### Recorded data

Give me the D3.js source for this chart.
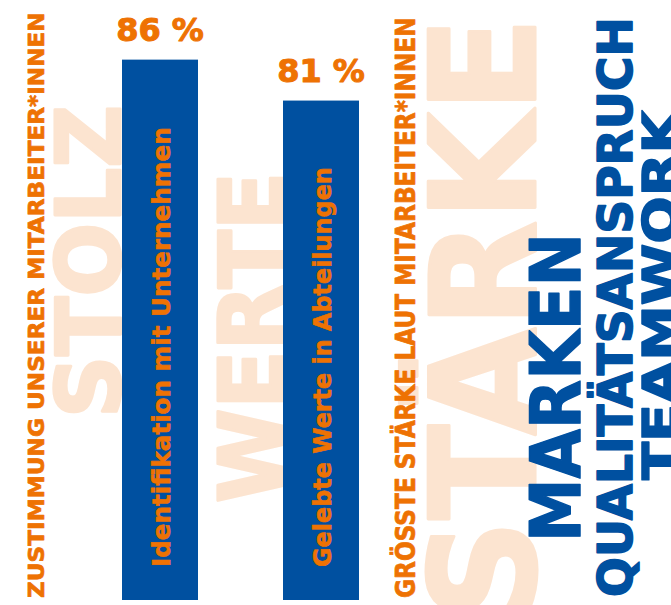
<!DOCTYPE html>
<html>
<head>
<meta charset="utf-8">
<script src="https://cdn.jsdelivr.net/npm/d3@7"></script>
<style>
  body { margin: 0; background: #fff; }
  svg { display: block; }
  text { font-family: 'DejaVu Sans', sans-serif; font-weight: bold; stroke-linejoin: round; }
</style>
</head>
<body>
<svg></svg>
<script>
const WIDTH = 671;
const HEIGHT = 605;

const ORANGE = '#ee7203';
const BLUE = '#0050a0';
const PALE = '#fce4d0';

// Bar data.
const categories = ['Identifikation mit Unternehmen', 'Gelebte Werte in Abteilungen'];
const values = [86, 81];
const valueLabels = ['86 %', '81 %'];

// Big pale words behind the chart.
const bgWords = ['STOLZ', 'WERTE', 'STÄRKE'];

// Side captions.
const captions = ['ZUSTIMMUNG UNSERER MITARBEITER*INNEN', 'GRÖSSTE STÄRKE LAUT MITARBEITER*INNEN'];

// Blue keyword list on the right.
const keywords = ['MARKEN', 'QUALITÄTSANSPRUCH', 'TEAMWORK'];

const svg = d3
  .select('svg')
  .attr('width', WIDTH)
  .attr('height', HEIGHT)
  .attr('viewBox', `0 0 ${WIDTH} ${HEIGHT}`);

const x = d3
  .scaleBand()
  .domain(categories)
  .range([122, 359])
  .paddingInner(0.528)
  .paddingOuter(0);

// The bars do not start at zero, the baseline sits at about 20 %.
const y = d3.scaleLinear().domain([20, 100]).range([600, -55]);

// Write text turned 90° to the left: baseline at bx, starting at by.
// The glyphs are stretched along the line so the text gets the given length
// (the original font is wider and heavier than DejaVu, hence the stroke too).
function vtext(g, str, bx, by, size, length, color, weight) {
  const t = g
    .append('text')
    .attr('font-size', size)
    .attr('fill', color)
    .attr('stroke', color)
    .attr('stroke-width', weight || 0)
    .text(str);
  let s = 1;
  if (length) s = length / t.node().getComputedTextLength();
  t.attr('transform', `translate(${bx},${by}) rotate(-90) scale(${s},1)`);
  return t;
}

// Background words.
const bg = svg.append('g');
const bgSpec = [
  {bx: 120, by: 418, size: 89, len: 313},
  {bx: 283, by: 503, size: 89, len: 331},
  {bx: 535, by: 620, size: 147, len: 603}
];
bgWords.forEach((w, i) => {
  const s = bgSpec[i];
  vtext(bg, w, s.bx, s.by, s.size, s.len, PALE, 3);
});

// Bars.
svg
  .append('g')
  .selectAll('rect')
  .data(values)
  .join('rect')
  .attr('x', (d, i) => x(categories[i]))
  .attr('y', d => y(d))
  .attr('width', x.bandwidth())
  .attr('height', d => y(20) - y(d))
  .attr('fill', BLUE);

// Values above the bars.
svg
  .append('g')
  .selectAll('text')
  .data(values)
  .join('text')
  .attr('x', (d, i) => x(categories[i]) + x.bandwidth() / 2)
  .attr('y', d => y(d) - 19)
  .attr('text-anchor', 'middle')
  .attr('font-size', 32)
  .attr('fill', ORANGE)
  .attr('stroke', ORANGE)
  .attr('stroke-width', 1)
  .text((d, i) => valueLabels[i]);

// Category names inside the bars.
const labels = svg.append('g');
const labelLen = [440, 400];
categories.forEach((c, i) => {
  const bx = x(c) + x.bandwidth() / 2 + 10;
  vtext(labels, c, bx, 567, 25, labelLen[i], ORANGE, 0.6);
});

// Side captions.
const cap = svg.append('g');
vtext(cap, captions[0], 44, 598, 22, 586, ORANGE, 0.7);
vtext(cap, captions[1], 415, 598, 26, 581, ORANGE, 0.7);

// Keywords.
const kw = svg.append('g');
const kwSpec = [
  {bx: 580, by: 542, size: 69, len: 309},
  {bx: 632, by: 597, size: 48, len: 580},
  {bx: 677, by: 480, size: 48, len: 370}
];
keywords.forEach((k, i) => {
  const s = kwSpec[i];
  vtext(kw, k, s.bx, s.by, s.size, s.len, BLUE, 1.5);
});
</script>
</body>
</html>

######

Work required: Word for word, quote the lines above. Omit the pictures.

Problem solution:
Give me the D3.js source for this chart.
<!DOCTYPE html>
<html>
<head>
<meta charset="utf-8">
<script src="https://cdn.jsdelivr.net/npm/d3@7"></script>
<style>
  body { margin: 0; background: #fff; }
  svg { display: block; }
  text { font-family: 'DejaVu Sans', sans-serif; font-weight: bold; stroke-linejoin: round; }
</style>
</head>
<body>
<svg></svg>
<script>
const WIDTH = 671;
const HEIGHT = 605;

const ORANGE = '#ee7203';
const BLUE = '#0050a0';
const PALE = '#fce4d0';

// Bar data.
const categories = ['Identifikation mit Unternehmen', 'Gelebte Werte in Abteilungen'];
const values = [86, 81];
const valueLabels = ['86 %', '81 %'];

// Big pale words behind the chart.
const bgWords = ['STOLZ', 'WERTE', 'STÄRKE'];

// Side captions.
const captions = ['ZUSTIMMUNG UNSERER MITARBEITER*INNEN', 'GRÖSSTE STÄRKE LAUT MITARBEITER*INNEN'];

// Blue keyword list on the right.
const keywords = ['MARKEN', 'QUALITÄTSANSPRUCH', 'TEAMWORK'];

const svg = d3
  .select('svg')
  .attr('width', WIDTH)
  .attr('height', HEIGHT)
  .attr('viewBox', `0 0 ${WIDTH} ${HEIGHT}`);

const x = d3
  .scaleBand()
  .domain(categories)
  .range([122, 359])
  .paddingInner(0.528)
  .paddingOuter(0);

// The bars do not start at zero, the baseline sits at about 20 %.
const y = d3.scaleLinear().domain([20, 100]).range([600, -55]);

// Write text turned 90° to the left: baseline at bx, starting at by.
// The glyphs are stretched along the line so the text gets the given length
// (the original font is wider and heavier than DejaVu, hence the stroke too).
function vtext(g, str, bx, by, size, length, color, weight) {
  const t = g
    .append('text')
    .attr('font-size', size)
    .attr('fill', color)
    .attr('stroke', color)
    .attr('stroke-width', weight || 0)
    .text(str);
  let s = 1;
  if (length) s = length / t.node().getComputedTextLength();
  t.attr('transform', `translate(${bx},${by}) rotate(-90) scale(${s},1)`);
  return t;
}

// Background words.
const bg = svg.append('g');
const bgSpec = [
  {bx: 120, by: 418, size: 89, len: 313},
  {bx: 283, by: 503, size: 89, len: 331},
  {bx: 535, by: 620, size: 147, len: 603}
];
bgWords.forEach((w, i) => {
  const s = bgSpec[i];
  vtext(bg, w, s.bx, s.by, s.size, s.len, PALE, 3);
});

// Bars.
svg
  .append('g')
  .selectAll('rect')
  .data(values)
  .join('rect')
  .attr('x', (d, i) => x(categories[i]))
  .attr('y', d => y(d))
  .attr('width', x.bandwidth())
  .attr('height', d => y(20) - y(d))
  .attr('fill', BLUE);

// Values above the bars.
svg
  .append('g')
  .selectAll('text')
  .data(values)
  .join('text')
  .attr('x', (d, i) => x(categories[i]) + x.bandwidth() / 2)
  .attr('y', d => y(d) - 19)
  .attr('text-anchor', 'middle')
  .attr('font-size', 32)
  .attr('fill', ORANGE)
  .attr('stroke', ORANGE)
  .attr('stroke-width', 1)
  .text((d, i) => valueLabels[i]);

// Category names inside the bars.
const labels = svg.append('g');
const labelLen = [440, 400];
categories.forEach((c, i) => {
  const bx = x(c) + x.bandwidth() / 2 + 10;
  vtext(labels, c, bx, 567, 25, labelLen[i], ORANGE, 0.6);
});

// Side captions.
const cap = svg.append('g');
vtext(cap, captions[0], 44, 598, 22, 586, ORANGE, 0.7);
vtext(cap, captions[1], 415, 598, 26, 581, ORANGE, 0.7);

// Keywords.
const kw = svg.append('g');
const kwSpec = [
  {bx: 580, by: 542, size: 69, len: 309},
  {bx: 632, by: 597, size: 48, len: 580},
  {bx: 677, by: 480, size: 48, len: 370}
];
keywords.forEach((k, i) => {
  const s = kwSpec[i];
  vtext(kw, k, s.bx, s.by, s.size, s.len, BLUE, 1.5);
});
</script>
</body>
</html>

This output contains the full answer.